# [EXERCISE DIRECTIONS]
Go over the entries below line by line, copying each one that contains the word "this".
········
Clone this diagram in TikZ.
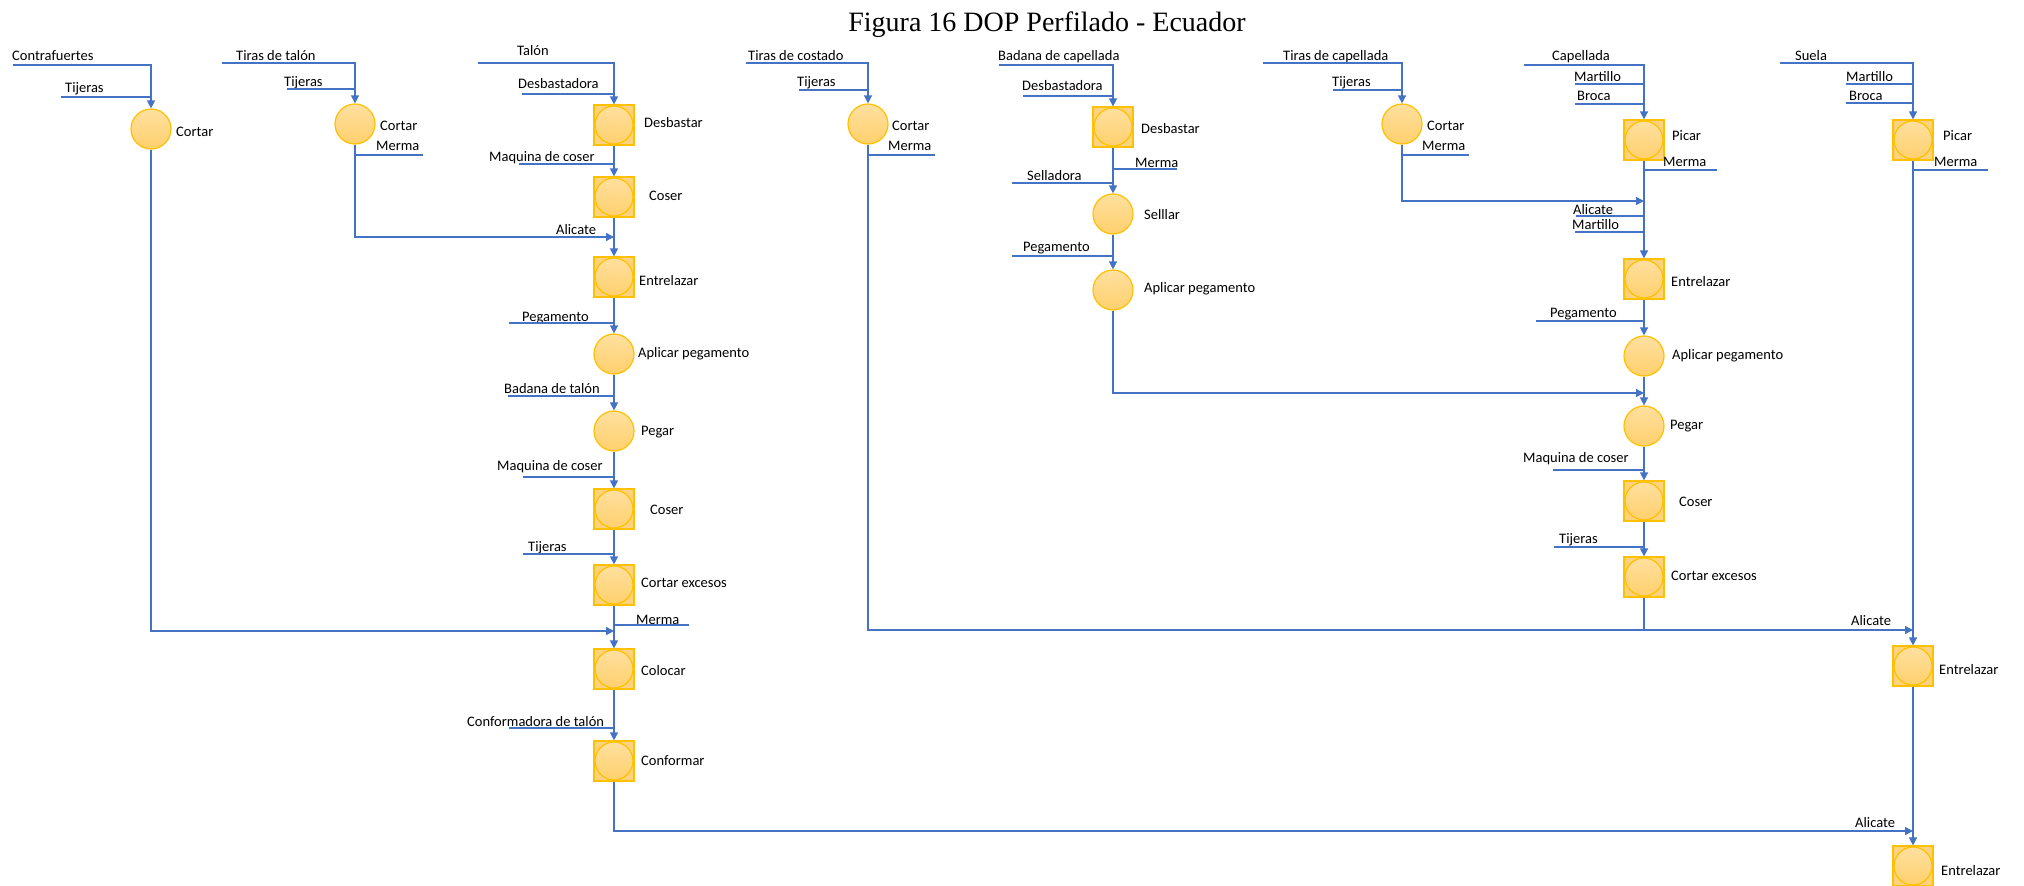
\documentclass[tikz,border=0pt]{standalone}
\usepackage{fontspec}
\setmainfont{Carlito}
\newfontfamily\titlefont{Liberation Serif}
\usetikzlibrary{arrows.meta}

\definecolor{flow}{HTML}{4472C4}
\definecolor{gold}{HTML}{FFC000}
\definecolor{goldfill}{HTML}{FFD37D}
\definecolor{goldtop}{HTML}{FFE0A0}
\definecolor{goldbot}{HTML}{FFD06C}

\tikzset{
  flowline/.style={draw=flow, line width=1.4pt},
  flowarrow/.style={flowline, -{Triangle[length=8pt,width=8pt]}},
  opcirc/.style={circle, minimum size=40pt, inner sep=0pt, draw=gold, line width=1.2pt,
    top color=goldtop, bottom color=goldbot},
  opbox/.style={rectangle, minimum size=40pt, inner sep=0pt, draw=gold, line width=1.2pt, fill=goldfill,
    path picture={
      \shade[top color=goldtop, bottom color=goldbot] (path picture bounding box.center) circle (19pt);
      \draw[gold, line width=1.2pt] (path picture bounding box.center) circle (19pt);}},
  lbl/.style={anchor=west, inner sep=0pt, font=\fontsize{14.5}{16}\selectfont,
    text height=10pt, text depth=3pt},
}

\begin{document}
\begin{tikzpicture}[x=1pt, y=-1pt]
\useasboundingbox (0,0) rectangle (2024,886);

% title
\node[anchor=base, inner sep=0pt] (title) at (1047,31)
  {\titlefont\fontsize{28}{30}\selectfont Figura 16 DOP Perfilado - Ecuador};

% ---------- Contrafuertes ----------
\node[opcirc] (cortA) at (151,129) {};
\node[lbl] (cortAl) at (176,133) {Cortar};
\coordinate (inA) at (13,65);
\node[lbl] (contraf) at (12,57) {Contrafuertes};
\coordinate (tijA) at (61,97);
\node[lbl] (tijAl) at (65,89) {Tijeras};
\draw[flowarrow] (inA) -| (cortA.north);
\draw[flowline] (tijA) -- (tijA -| cortA);

% ---------- Tiras de talón ----------
\node[opcirc] (cortB) at (355,124) {};
\node[lbl] (cortBl) at (380,127) {Cortar};
\coordinate (inB) at (222,63);
\node[lbl] (tirasT) at (236,57) {Tiras de talón};
\coordinate (tijB) at (287,89);
\node[lbl] (tijBl) at (284,83) {Tijeras};
\coordinate (mermaB) at (423,155);
\node[lbl] (mermaBl) at (376,147) {Merma};
\draw[flowarrow] (inB) -| (cortB.north);
\draw[flowline] (tijB) -- (tijB -| cortB);
\draw[flowline] (cortB |- mermaB) -- (mermaB);

% ---------- Talón ----------
\node[opbox]  (T1) at (614,125) {};
\node[opbox]  (T2) at (614,197) {};
\node[opbox]  (T3) at (614,277) {};
\node[opcirc] (T4) at (614,354) {};
\node[opcirc] (T5) at (614,431) {};
\node[opbox]  (T6) at (614,509) {};
\node[opbox]  (T7) at (614,585) {};
\node[opbox]  (T8) at (614,669) {};
\node[opbox]  (T9) at (614,761) {};
\node[lbl] (T1l) at (644,124) {Desbastar};
\node[lbl] (T2l) at (649,197) {Coser};
\node[lbl] (T3l) at (639,282) {Entrelazar};
\node[lbl] (T4l) at (638,354) {Aplicar pegamento};
\node[lbl] (T5l) at (641,432) {Pegar};
\node[lbl] (T6l) at (650,511) {Coser};
\node[lbl] (T7l) at (641,584) {Cortar excesos};
\node[lbl] (T8l) at (641,672) {Colocar};
\node[lbl] (T9l) at (641,762) {Conformar};

\coordinate (inT) at (478,63);
\node[lbl] (talonl) at (517,52) {Talón};
\coordinate (desbT) at (522,94);
\node[lbl] (desbTl) at (518,85) {Desbastadora};
\coordinate (maqT1) at (519,164);
\node[lbl] (maqT1l) at (489,158) {Maquina de coser};
\coordinate (jB) at (614,237);
\node[lbl] (aliT) at (556,231) {Alicate};
\coordinate (pegT) at (509,323);
\node[lbl] (pegTl) at (522,318) {Pegamento};
\coordinate (badT) at (508,396);
\node[lbl] (badTl) at (504,390) {Badana de talón};
\coordinate (maqT2) at (523,477);
\node[lbl] (maqT2l) at (497,467) {Maquina de coser};
\coordinate (tijT) at (523,554);
\node[lbl] (tijTl) at (528,548) {Tijeras};
\coordinate (mermaT) at (689,625);
\node[lbl] (mermaTl) at (636,621) {Merma};
\coordinate (jA) at (614,631);
\coordinate (confT) at (509,728);
\node[lbl] (confTl) at (467,723) {Conformadora de talón};

\draw[flowarrow] (inT) -| (T1.north);
\draw[flowline] (desbT) -- (desbT -| T1);
\draw[flowarrow] (T1.south) -- (T2.north);
\draw[flowline] (maqT1) -- (maqT1 -| T1);
\draw[flowarrow] (T2.south) -- (T3.north);
\draw[flowarrow] (cortB.south) |- (jB);
\draw[flowarrow] (T3.south) -- (T4.north);
\draw[flowline] (pegT) -- (pegT -| T3);
\draw[flowarrow] (T4.south) -- (T5.north);
\draw[flowline] (badT) -- (badT -| T4);
\draw[flowarrow] (T5.south) -- (T6.north);
\draw[flowline] (maqT2) -- (maqT2 -| T5);
\draw[flowarrow] (T6.south) -- (T7.north);
\draw[flowline] (tijT) -- (tijT -| T6);
\draw[flowarrow] (T7.south) -- (T8.north);
\draw[flowline] (T7 |- mermaT) -- (mermaT);
\draw[flowarrow] (cortA.south) |- (jA);
\draw[flowarrow] (T8.south) -- (T9.north);
\draw[flowline] (confT) -- (confT -| T8);

% ---------- Tiras de costado ----------
\node[opcirc] (C1) at (868,124) {};
\node[lbl] (C1l) at (892,127) {Cortar};
\coordinate (inC) at (746,63);
\node[lbl] (tirasC) at (748,57) {Tiras de costado};
\coordinate (tijC) at (799,90);
\node[lbl] (tijCl) at (797,83) {Tijeras};
\coordinate (mermaC) at (935,155);
\node[lbl] (mermaCl) at (888,147) {Merma};
\draw[flowarrow] (inC) -| (C1.north);
\draw[flowline] (tijC) -- (tijC -| C1);
\draw[flowline] (C1 |- mermaC) -- (mermaC);

% ---------- Badana de capellada ----------
\node[opbox]  (D1) at (1113,127) {};
\node[opcirc] (D2) at (1113,214) {};
\node[opcirc] (D3) at (1113,290) {};
\node[lbl] (D1l) at (1141,130) {Desbastar};
\node[lbl] (D2l) at (1144,216) {Selllar};
\node[lbl] (D3l) at (1144,289) {Aplicar pegamento};
\coordinate (inD) at (999,65);
\node[lbl] (badC) at (998,57) {Badana de capellada};
\coordinate (desbD) at (1023,96);
\node[lbl] (desbDl) at (1022,87) {Desbastadora};
\coordinate (mermaD) at (1177,169);
\node[lbl] (mermaDl) at (1135,164) {Merma};
\coordinate (sellD) at (1012,183);
\node[lbl] (sellDl) at (1027,177) {Selladora};
\coordinate (pegD) at (1012,256);
\node[lbl] (pegDl) at (1023,248) {Pegamento};
\draw[flowarrow] (inD) -| (D1.north);
\draw[flowline] (desbD) -- (desbD -| D1);
\draw[flowarrow] (D1.south) -- (D2.north);
\draw[flowline] (D1 |- mermaD) -- (mermaD);
\draw[flowline] (sellD) -- (sellD -| D1);
\draw[flowarrow] (D2.south) -- (D3.north);
\draw[flowline] (pegD) -- (pegD -| D2);

% ---------- Tiras de capellada ----------
\node[opcirc] (E1) at (1402,124) {};
\node[lbl] (E1l) at (1427,127) {Cortar};
\coordinate (inE) at (1263,63);
\node[lbl] (tirasE) at (1283,57) {Tiras de capellada};
\coordinate (tijE) at (1333,90);
\node[lbl] (tijEl) at (1332,83) {Tijeras};
\coordinate (mermaE) at (1469,155);
\node[lbl] (mermaEl) at (1422,147) {Merma};
\draw[flowarrow] (inE) -| (E1.north);
\draw[flowline] (tijE) -- (tijE -| E1);
\draw[flowline] (E1 |- mermaE) -- (mermaE);

% ---------- Capellada ----------
\node[opbox]  (P1) at (1644,140) {};
\node[opbox]  (P2) at (1644,279) {};
\node[opcirc] (P3) at (1644,356) {};
\node[opcirc] (P4) at (1644,426) {};
\node[opbox]  (P5) at (1644,501) {};
\node[opbox]  (P6) at (1644,577) {};
\node[lbl] (P1l) at (1672,137) {Picar};
\node[lbl] (P2l) at (1671,283) {Entrelazar};
\node[lbl] (P3l) at (1672,356) {Aplicar pegamento};
\node[lbl] (P4l) at (1670,426) {Pegar};
\node[lbl] (P5l) at (1679,503) {Coser};
\node[lbl] (P6l) at (1671,577) {Cortar excesos};
\coordinate (inP) at (1524,65);
\node[lbl] (capl) at (1552,57) {Capellada};
\coordinate (marP1) at (1575,84);
\node[lbl] (marP1l) at (1574,78) {Martillo};
\coordinate (broP) at (1575,104);
\node[lbl] (broPl) at (1577,97) {Broca};
\coordinate (mermaP) at (1717,170);
\node[lbl] (mermaPl) at (1663,163) {Merma};
\coordinate (jE) at (1644,201);
\coordinate (aliP) at (1576,216);
\node[lbl] (aliPl) at (1573,211) {Alicate};
\coordinate (marP2) at (1575,232);
\node[lbl] (marP2l) at (1572,226) {Martillo};
\coordinate (pegP) at (1536,321);
\node[lbl] (pegPl) at (1550,314) {Pegamento};
\coordinate (jD) at (1644,393);
\coordinate (maqP) at (1553,470);
\node[lbl] (maqPl) at (1523,459) {Maquina de coser};
\coordinate (tijP) at (1554,547);
\node[lbl] (tijPl) at (1559,540) {Tijeras};

\draw[flowarrow] (inP) -| (P1.north);
\draw[flowline] (marP1) -- (marP1 -| P1);
\draw[flowline] (broP) -- (broP -| P1);
\draw[flowline] (P1 |- mermaP) -- (mermaP);
\draw[flowarrow] (E1.south) |- (jE);
\draw[flowline] (aliP) -- (aliP -| P1);
\draw[flowline] (marP2) -- (marP2 -| P1);
\draw[flowarrow] (P1.south) -- (P2.north);
\draw[flowarrow] (P2.south) -- (P3.north);
\draw[flowline] (pegP) -- (pegP -| P2);
\draw[flowarrow] (D3.south) |- (jD);
\draw[flowarrow] (P3.south) -- (P4.north);
\draw[flowarrow] (P4.south) -- (P5.north);
\draw[flowline] (maqP) -- (maqP -| P4);
\draw[flowarrow] (P5.south) -- (P6.north);
\draw[flowline] (tijP) -- (tijP -| P5);

% ---------- Suela ----------
\node[opbox] (S1) at (1913,140) {};
\node[opbox] (S2) at (1913,666) {};
\node[opbox] (S3) at (1913,866) {};
\node[lbl] (S1l) at (1943,137) {Picar};
\node[lbl] (S2l) at (1939,671) {Entrelazar};
\node[lbl] (S3l) at (1941,872) {Entrelazar};
\coordinate (inS) at (1780,63);
\node[lbl] (suelal) at (1795,57) {Suela};
\coordinate (marS) at (1846,84);
\node[lbl] (marSl) at (1846,78) {Martillo};
\coordinate (broS) at (1846,103);
\node[lbl] (broSl) at (1849,97) {Broca};
\coordinate (mermaS) at (1988,170);
\node[lbl] (mermaSl) at (1934,163) {Merma};
\coordinate (jC) at (1913,630);
\node[lbl] (aliS1) at (1851,622) {Alicate};
\coordinate (jT) at (1913,831);
\node[lbl] (aliS2) at (1855,824) {Alicate};

\draw[flowarrow] (inS) -| (S1.north);
\draw[flowline] (marS) -- (marS -| S1);
\draw[flowline] (broS) -- (broS -| S1);
\draw[flowline] (S1 |- mermaS) -- (mermaS);
\draw[flowarrow] (S1.south) -- (S2.north);
\draw[flowarrow] (C1.south) |- (jC);
\draw[flowline] (P6.south) -- (P6 |- jC);
\draw[flowarrow] (S2.south) -- (S3.north);
\draw[flowarrow] (T9.south) |- (jT);
\end{tikzpicture}
\end{document}
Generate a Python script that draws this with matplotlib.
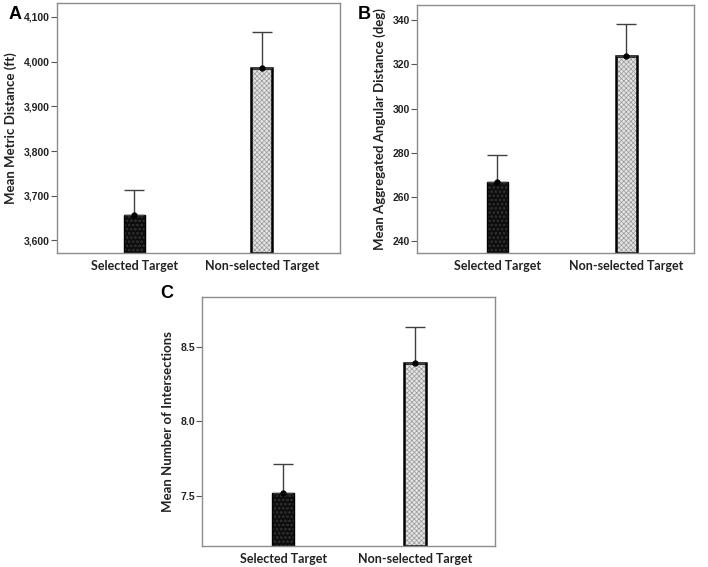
········
# [EXERCISE OUTPUT]
Clone this diagram in TikZ.
Generate a Python script that draws this with matplotlib.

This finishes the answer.